Nowadays, at our latitudes, the word “resistance” appears as vague as the flickering light of stars. The way it has been used in recent years, the idea of resistance no longer seems capable of holding together organization, politicization, and transformation. On the contrary, the process of articulating struggles, which nonetheless exist, into a framework of politics against the war, that can match up to the conflict currently stretching from the Red Sea to Eastern Europe through the Middle East, is being hamstrung by the discourse on resistance. Where the bombs fall, in Palestine as well as Ukraine, resistance means a forced struggle for daily survival, reproduction of one’s existence, and flight or desertion to find shelter from the bloodshed. It’s a different kind of resistance from the one propagandized by the so-called “Axis of the Resistance”, whose political project reproduces the same nationalism, patriarchy, and exploitation against which we should fight. It is also a different kind of resistance from that of those who fight to defend or define a border, that’s to say for the state and the restoration of its territorial sovereignty, which does not only respond to the need for rights but also to the dream of restoring the imaginary integrity of a people and its identity.

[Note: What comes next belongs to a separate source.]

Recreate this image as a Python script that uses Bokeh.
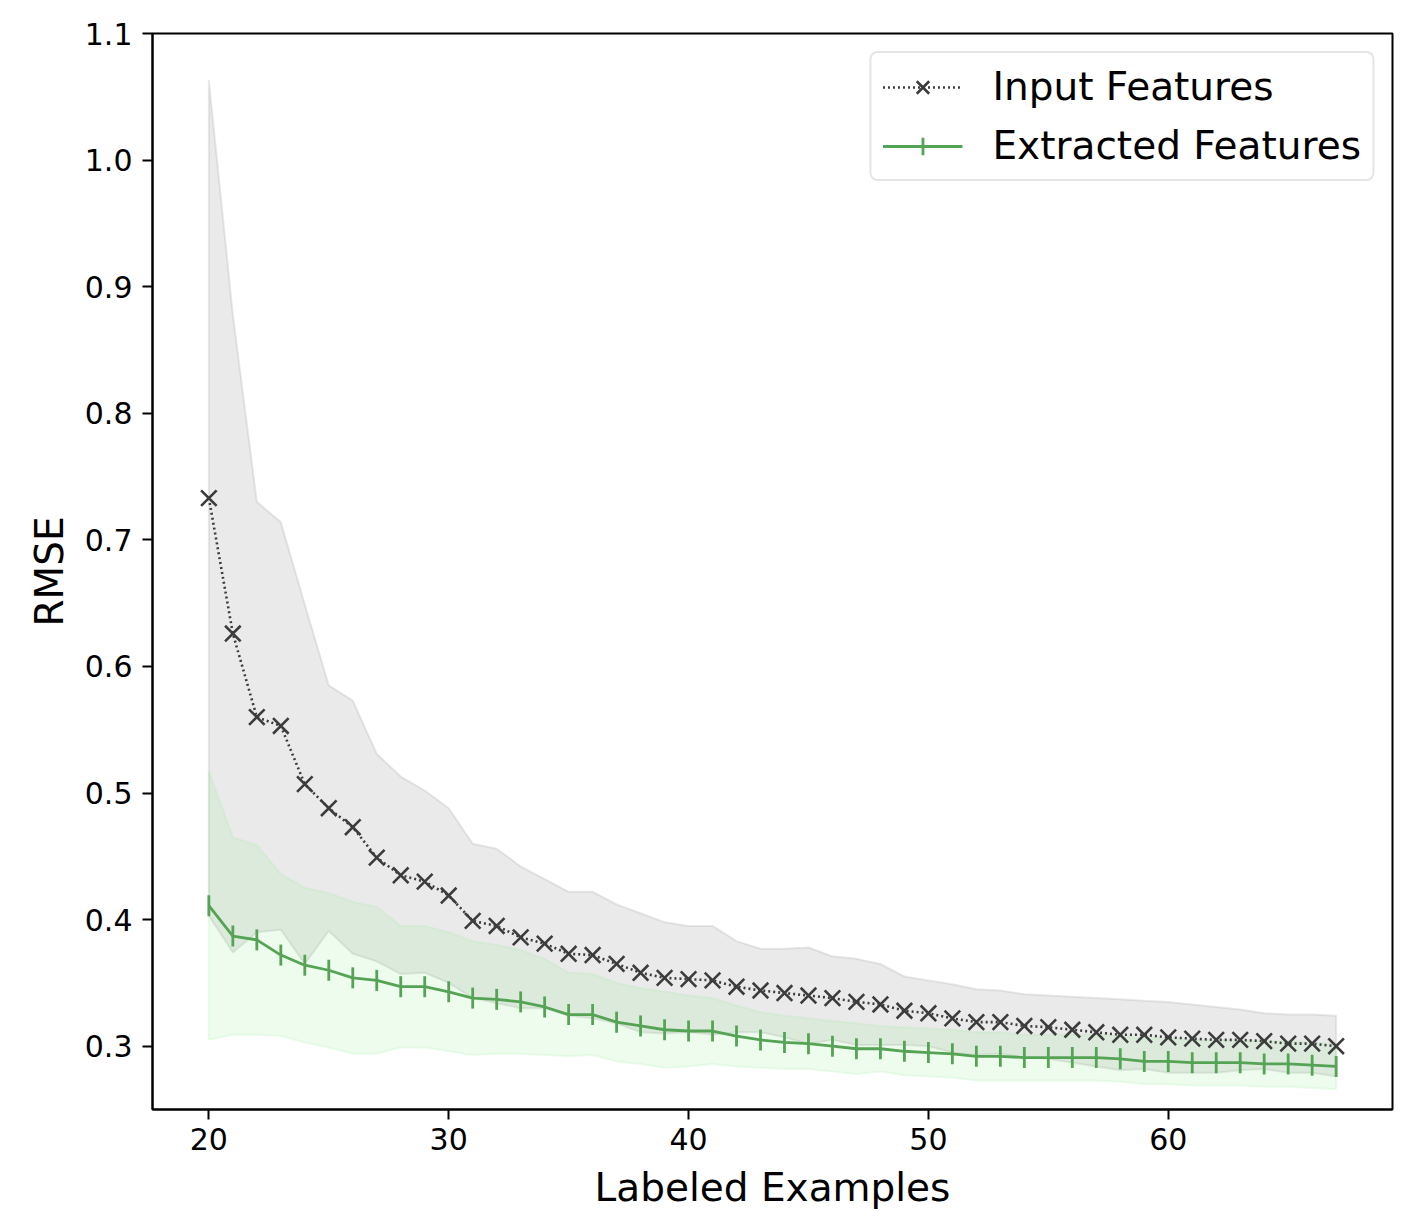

To those who live under the bombs and experience the urgency of survival, we cannot ask to linger on these distinctions. On the other hand, for those who only see the bombs from afar while enduring the effects of the war (and the militarism that comes with it), we can ask them to make this effort. What kind of resistance are we referring to when we speak of resistance? How can discussing resistance today yield the political effects of liberation and emancipation from exploitation and oppression? We believe it’s time to ask how we can embark on a process capable of politicizing subjects who are not predetermined and whose struggle cannot be reduced to the affirmation of a denied identity. In other words, a process capable of experimenting with forms of organization that can tackle the problem of transforming reality instead of replicating the existing one. Thus, we must pose the problem of moving beyond the reactive character of resistance and transform the field of forces that will otherwise remain invariably determined by the counterpart, embodied time after time by a government, a state, or a capitalist platform. It seems to us that nowadays these questions are inescapable to politically address the question of resistance. Likewise, we think it is necessary to counter the warlike siege mentality and bloc logic in all its expressions, even when it comes in the form of resistance. If it fails to answer these questions, the discourse on resistance might indeed dangerously fuel a division into fields that reproduces the logic of war and prevents building an autonomous side, outside the blocs imposed by geopolitical or identity formations. The issue is not against whom one resists and struggles, but against what: against a social order of racism, sexism, exploitation, and oppression that crosses the borders of warring states.
The presence of this bloc logic and its acceptance as a “lesser evil” show the difficulties that every attempt at politicizing the discourse on resistance must face. This is especially relevant today in Italy, where the right-wing government is waging a battle for cultural hegemony, with the subsequent erasure of the historical and anti-fascist Resistance itself. In the face of this attack and given the upcoming April 25, we need to seriously ask whether the call for resistance will be able to overcome its reactive nature and turn into liberation. Otherwise, it will be a moral discourse, and the only action it will succeed in producing will be a discounted and ephemeral solidarity, perhaps limited to social networks.
If resistance were to become a moral act, then resisting would be right, regardless of the premises and purposes of the resisting act itself. The subjects who make up the current fronts would be treated as if they were intrinsically homogenous, and the oppression and exploitation that permeate them might not be even acknowledged. The very ability to see those who oppose their own state and refuse its deadly logic as comrades of struggle might be lost. And the appeal to resistance might end up establishing a hierarchy of oppressions: on the account of the “resisting” role Iran is playing in the Middle East and the “universal justice” of this resistance, the demand for freedom from Kurdish and Iranian women is being sacrificed on the altar of geopolitics, as Tehran has repressed it with an even greater force, after the armed conflict with Israel. The mention of resistance would therefore force us to believe that the struggle against patriarchy, racism, and exploitation might be feasible only once full national sovereignty is restored. That is the blunder of a mythologized resistance which stifles the opportunities present in the actual disorder rather than opening them to a change that’s not satisfied with resisting.
The ethnic cleansing practiced by the state of Israel against Palestinians is producing, from Europe to the United States, more than a series of resistant responses since they take place in the streets, in the workplace, and in universities, showing widespread defiance of the Western states’ geopolitics of war. However, those states supporting Palestinians are neither temporary allies nor long-term friends. We cannot withhold our judgment on their religious and patriarchal policies or the project of society that characterizes them, not even for a moment. A general assembly of social movements that, building on the mobilizations for Palestine, would discuss possibilities for action in the present is therefore more than hoped for. If it’ll take place, this assembly must not confirm the division into fields, nor can it be driven by the claim, to sum up all existing resistance movements triumphantly. It can’t discriminate against Israeli communists and dissidents who oppose the occupation on an ethnic basis, nor can it postpone the problem of patriarchy instead of resistance. It shall be an assembly to think about our political action beyond resistance.